Do you still dig in the crates?
“I hadn't for a long time. A lot of the places have already been ransacked. There are a couple of charity shops in Glasgow, where the digging culture doesn't really exist. I was in New York a couple of weeks ago and went record shopping. I went in London as well.
I bought a big pile of 50 or 60 records for sampling, haven't listened to any of it yet. But I can find [any] record on a blog somewhere. It sounds lazy, but it's easier to download and put it straight into Fruity Loops without having to rip it from vinyl.”
What’s your recording process like now? How do your beats go from idea to full song?
“I always have my phone on me. If I have a melody idea, I'll be humming something and do a voice memo, then load it up in the computer later. I try to start differently every time though. If you start the same process every time, you make the same shit over and over.”
Kanye West is known for his highly collaborative studio sessions. It’s basically communal creation. Has that process rubbed off on you in the recording of this album?

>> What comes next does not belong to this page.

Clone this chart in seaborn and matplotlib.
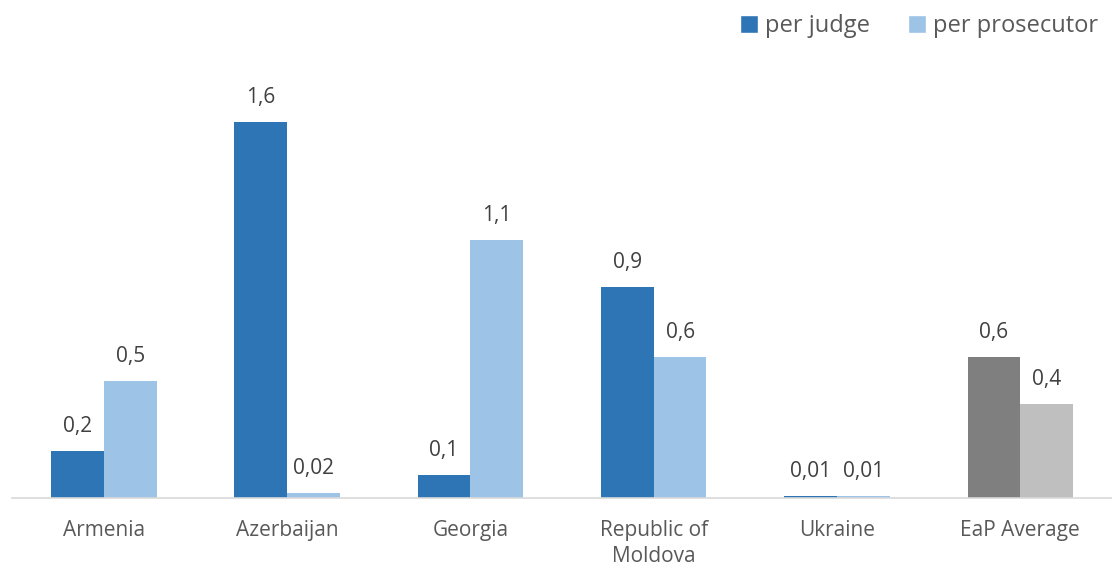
import matplotlib
matplotlib.use("Agg")
import matplotlib.pyplot as plt
from matplotlib.patches import Patch
import seaborn as sns
import pandas as pd

countries = ["Armenia", "Azerbaijan", "Georgia", "Republic of\nMoldova", "Ukraine", "EaP Average"]
per_judge = [0.2, 1.6, 0.1, 0.9, 0.01, 0.6]
per_prosecutor = [0.5, 0.02, 1.1, 0.6, 0.01, 0.4]
series_names = ["per judge", "per prosecutor"]

judge_color = "#2E75B6"
prosecutor_color = "#9DC3E6"
avg_judge_color = "#7F7F7F"
avg_prosecutor_color = "#BFBFBF"

df = pd.DataFrame({
    "country": countries * 2,
    "value": per_judge + per_prosecutor,
    "series": [series_names[0]] * len(countries) + [series_names[1]] * len(countries),
})

sns.set_theme(style="white")
plt.rcParams["font.family"] = ["Open Sans", "DejaVu Sans"]

fig = plt.figure(figsize=(11.12, 5.67), dpi=100)
ax = fig.add_axes([0.011, 1 - 498 / 567, 0.989, (498 - 75) / 567])

sns.barplot(data=df, x="country", y="value", hue="series",
            palette=[judge_color, prosecutor_color], width=0.575,
            saturation=1, legend=False, linewidth=0, ax=ax)

# Grey out the average group
for container, avg_col in zip(ax.containers, [avg_judge_color, avg_prosecutor_color]):
    container.patches[-1].set_facecolor(avg_col)

def fmt(v):
    s = f"{v:.2f}" if v < 0.05 else f"{v:.1f}"
    return s.replace(".", ",")

for container, vals in zip(ax.containers, [per_judge, per_prosecutor]):
    ax.bar_label(container, labels=[fmt(v) for v in vals], padding=10,
                 fontsize=15, color="#404040")

ax.set_ylim(0, 1.8)
ax.set_xlim(-0.5, len(countries) - 0.5)
ax.set_xlabel("")
ax.set_ylabel("")
ax.set_yticks([])
for side in ["top", "left", "right"]:
    ax.spines[side].set_visible(False)
ax.spines["bottom"].set_color("#D9D9D9")
ax.spines["bottom"].set_linewidth(1.2)
ax.tick_params(axis="x", length=0, pad=16, labelsize=15, labelcolor="#595959")
for lbl in ax.get_xticklabels():
    lbl.set_linespacing(1.3)

handles = [Patch(facecolor=judge_color), Patch(facecolor=prosecutor_color)]
fig.legend(handles, series_names, loc="upper right", bbox_to_anchor=(1.0, 1.0),
           ncol=2, frameon=False, fontsize=17, labelcolor="#595959",
           handlelength=0.75, handleheight=0.75, handletextpad=0.3, columnspacing=1.6,
           borderaxespad=0.2)

fig.savefig("out.png", dpi=100)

“I was keen to have people involved in the process, like Mark Ronson. Getting other ears made a difference, or involving extra musicians. A majority was done myself. I tried to be executive producer and musical director of the record, rather than the guy who makes instrumentals.
Before, I would just find a sample, whereas now I'm gonna call this guy up to play some keys or record this part. The first record was just me — vocal tracks were done by sending emails. With this record I made an effort to have people come to the studio. Otherwise you don’t get the input on content. I wasn’t [always] a good collaborator; it took me a while to get to that stage.”
When your career is over and you’re looking back on your accomplishments, is there anyone whose career you’d like yours to resemble?
“Quincy Jones. He's been able to make some of the biggest pop records of all time, but also made weird indulgent side projects and did film soundtracks. He's been never restricted to one thing.”